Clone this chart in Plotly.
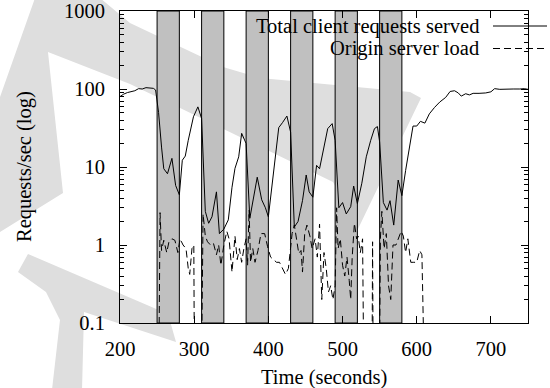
import plotly.graph_objects as go

# ---------------- data ----------------
time_total = [200, 205, 210, 215, 220, 225, 230, 235, 240, 245, 248,
              252, 256, 259, 264, 270, 275, 280,
              284, 288, 292, 295, 299, 305, 310,
              315, 319.5, 324, 330, 334, 340,
              346, 351, 355, 360, 364, 370,
              375, 380, 385, 391, 396, 400,
              405, 410, 414, 419, 425, 430,
              435, 440, 446, 451, 455, 460,
              465, 469, 475, 480, 486, 490,
              495, 500, 505, 511, 515, 520,
              526, 532, 538, 543, 547, 550,
              555, 560, 564, 569, 575, 580,
              585, 590, 595, 600, 605, 611, 617, 624, 631, 639, 645, 651,
              656, 660, 666, 671, 676, 684, 693, 700, 705, 712, 720, 730,
              739, 745, 750]
total = [80, 86, 90, 93, 95, 101, 100, 104, 104, 102, 97,
         50, 18, 9.5, 8.2, 12.9, 5.8, 4.4,
         12.2, 13.8, 22, 30, 44, 59, 42,
         2.7, 1.9, 2.3, 4.8, 1.4, 1.6,
         2.1, 5.5, 9.6, 13.5, 27, 20,
         2.2, 4.2, 7.4, 3.8, 3.0, 2.3,
         5.6, 16, 32, 37, 45, 28,
         1.7, 2.0, 3.7, 7.9, 4.8, 4.1,
         10.5, 9.5, 18, 31, 36, 22,
         3.0, 3.5, 2.5, 3.1, 5.7, 3.4,
         6.2, 13.5, 22, 31, 33, 21,
         3.5, 2.8, 3.7, 1.8, 6.8, 4.3,
         9, 18, 33.5, 33.5, 38.5, 36.5, 48, 58, 68, 78, 93, 95,
         89, 81, 87, 84, 88, 88, 89, 92, 101, 99, 100, 100,
         100, 101, 99]

time_origin = [252, 254, 256, 259, 263, 266, 270, 274, 278, 281, 285, 289,
               292, 294, 297, 299.5, 300.5, 309.5, 312, 315, 318, 322, 326,
               330, 333, 336, 340, 344, 347, 351, 355, 358, 361, 364, 367,
               370, 372, 374, 376, 379, 382, 386, 390, 395, 399, 403, 407,
               411, 415, 419, 423, 427, 430, 432, 435, 438, 441, 444, 446,
               449, 452, 456, 459, 463, 466, 469, 472, 475, 478, 481, 484,
               487, 490, 492, 494, 497, 500, 503, 506, 509, 511, 513, 516,
               519, 521, 524, 527, 529, 539.5, 540.5, 541.5, 549.5, 551, 553,
               556, 559, 562, 565, 568, 572, 576, 579, 582, 585, 588, 592,
               596, 600, 604, 607, 611]
origin = [0.01, 2.6, 0.85, 1.15, 0.8, 1.1, 1.2, 1.15, 0.8, 1.2, 1.0, 0.9,
          0.5, 0.42, 0.9, 1.0, 0.01, 0.01, 2.5, 1.3, 1.1, 1.0, 1.05,
          0.75, 1.0, 0.55, 1.0, 1.5, 1.2, 0.45, 1.3, 0.65, 0.9, 0.6, 0.9,
          1.2, 0.55, 2.8, 0.6, 0.9, 0.6, 0.85, 1.4, 1.4, 0.95, 0.7, 0.65,
          0.6, 0.6, 0.5, 0.42, 0.5, 1.0, 1.4, 1.8, 1.1, 0.78, 0.85, 0.45,
          1.4, 1.8, 1.3, 0.9, 1.2, 0.7, 1.85, 0.2, 0.8, 0.5, 0.25, 0.3,
          0.2, 0.3, 3.0, 0.9, 1.2, 0.55, 0.4, 0.7, 0.35, 0.2, 0.7, 1.9,
          1.2, 1.3, 0.8, 1.2, 0.01, 0.01, 1.1, 0.01, 0.01, 1.2, 2.7,
          0.9, 1.4, 0.3, 0.2, 1.0, 1.0, 1.3, 1.5, 1.3, 0.8, 1.2, 0.6,
          0.6, 0.6, 0.85, 0.75, 0.01]

band_starts = [250, 310, 370, 430, 490, 550]
band_ends = [280, 340, 400, 460, 520, 580]

x_ticks = [200, 300, 400, 500, 600, 700]
y_ticks = [0.1, 1, 10, 100, 1000]
y_tick_labels = ["0.1", "1", "10", "100", "1000"]

series_names = ["Total client requests served", "Origin server load"]
x_title = "Time (seconds)"
y_title = "Requests/sec (log)"

# ---------------- layout geometry / style ----------------
W, H = 550, 388
ML, MR, MT, MB = 120, 22, 11, 65
PW, PH = W - ML - MR, H - MT - MB
FONT = "Liberation Serif"
FS = 20.5
BAND_FILL = "#c0c0c0"
WM_FILL = "#dedede"


def paper(x, y):
    return (x - ML) / PW, (H - MB - y) / PH


def poly_path(pts):
    s = ""
    for i, (x, y) in enumerate(pts):
        px, py = paper(x, y)
        s += ("M" if i == 0 else "L") + f"{px:.4f},{py:.4f} "
    return s + "Z"


# faint background watermark (pixel outlines)
watermark = [
    [(100, -2), (130, 23), (223, 67), (260, 78), (410, 92), (421, 98),
     (358, 229), (333, 182), (267, 150), (178, 107), (130, 84), (48, 52),
     (63, 193), (0, 232), (-20, 200), (0, 97), (35, -2)],
    [(28, 254), (168, 314), (176, 342), (84, 312), (82, 390), (52, 390),
     (60, 320), (46, 292), (18, 272)],
]

shapes = []
for poly in watermark:
    shapes.append(dict(type="path", xref="paper", yref="paper",
                       path=poly_path(poly), fillcolor=WM_FILL,
                       line=dict(width=0), layer="below"))

for b0, b1 in zip(band_starts, band_ends):
    shapes.append(dict(type="rect", xref="x", yref="paper", x0=b0, x1=b1,
                       y0=0, y1=1, fillcolor=BAND_FILL,
                       line=dict(color="black", width=1), layer="below"))

fig = go.Figure()
fig.add_trace(go.Scatter(x=time_total, y=total, mode="lines",
                         name=series_names[0],
                         line=dict(color="black", width=1)))
fig.add_trace(go.Scatter(x=time_origin, y=origin, mode="lines",
                         name=series_names[1],
                         line=dict(color="black", width=1, dash="7px,4px")))

# gnuplot-like key: text then line sample
key_rows = [(26, "solid"), (48.5, "7px,4px")]
annotations = []
for (ky, dash), name in zip(key_rows, series_names):
    tx, ty = paper(481, ky)
    annotations.append(dict(x=tx, y=ty, xref="paper", yref="paper",
                            text=name, showarrow=False, xanchor="right",
                            yanchor="middle",
                            font=dict(family=FONT, size=FS, color="black")))
    lx0, ly = paper(493, ky)
    lx1, _ = paper(547, ky)
    shapes.append(dict(type="line", xref="paper", yref="paper",
                       x0=lx0, x1=lx1, y0=ly, y1=ly,
                       line=dict(color="black", width=1, dash=dash),
                       layer="above"))

ax_, ay_ = paper(324, 377)
annotations.append(dict(x=ax_, y=ay_, xref="paper", yref="paper",
                        text=x_title, showarrow=False, xanchor="center",
                        yanchor="middle",
                        font=dict(family=FONT, size=FS, color="black")))
bx_, by_ = paper(24, 167)
annotations.append(dict(x=bx_, y=by_, xref="paper", yref="paper",
                        text=y_title, showarrow=False, textangle=-90,
                        xanchor="center", yanchor="middle",
                        font=dict(family=FONT, size=FS, color="black")))

minor_y = [m * 10 ** e for e in range(-1, 3) for m in range(2, 10)]

fig.update_layout(
    width=W, height=H,
    margin=dict(l=ML, r=MR, t=MT, b=MB, pad=0, autoexpand=False),
    paper_bgcolor="white", plot_bgcolor="rgba(0,0,0,0)",
    showlegend=False,
    font=dict(family=FONT, size=FS, color="black"),
    shapes=shapes, annotations=annotations,
    xaxis=dict(range=[200, 750], tickvals=x_ticks, ticks="inside",
               ticklen=7, tickcolor="black", mirror="ticks", showline=True,
               linecolor="black", linewidth=1, showgrid=False,
               zeroline=False, ticklabelstandoff=7, automargin=False,
               tickfont=dict(family=FONT, size=FS, color="black")),
    yaxis=dict(type="log", range=[-1, 3], tickvals=y_ticks,
               ticktext=y_tick_labels, ticks="inside", ticklen=7,
               tickcolor="black", mirror="ticks", showline=True,
               linecolor="black", linewidth=1, showgrid=False,
               zeroline=False, ticklabelstandoff=10, automargin=False,
               minor=dict(ticks="inside", ticklen=4, tickcolor="black",
                          tickvals=minor_y, showgrid=False),
               tickfont=dict(family=FONT, size=FS, color="black")),
)

fig.write_html("out.html")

Your task:
Every line from the start of the listing above through the line with "import plotly.graph_objects as go" should be repeated exactly; skip the pictures and add nothing else.

Result for this task:
Clone this chart in Plotly.
import plotly.graph_objects as go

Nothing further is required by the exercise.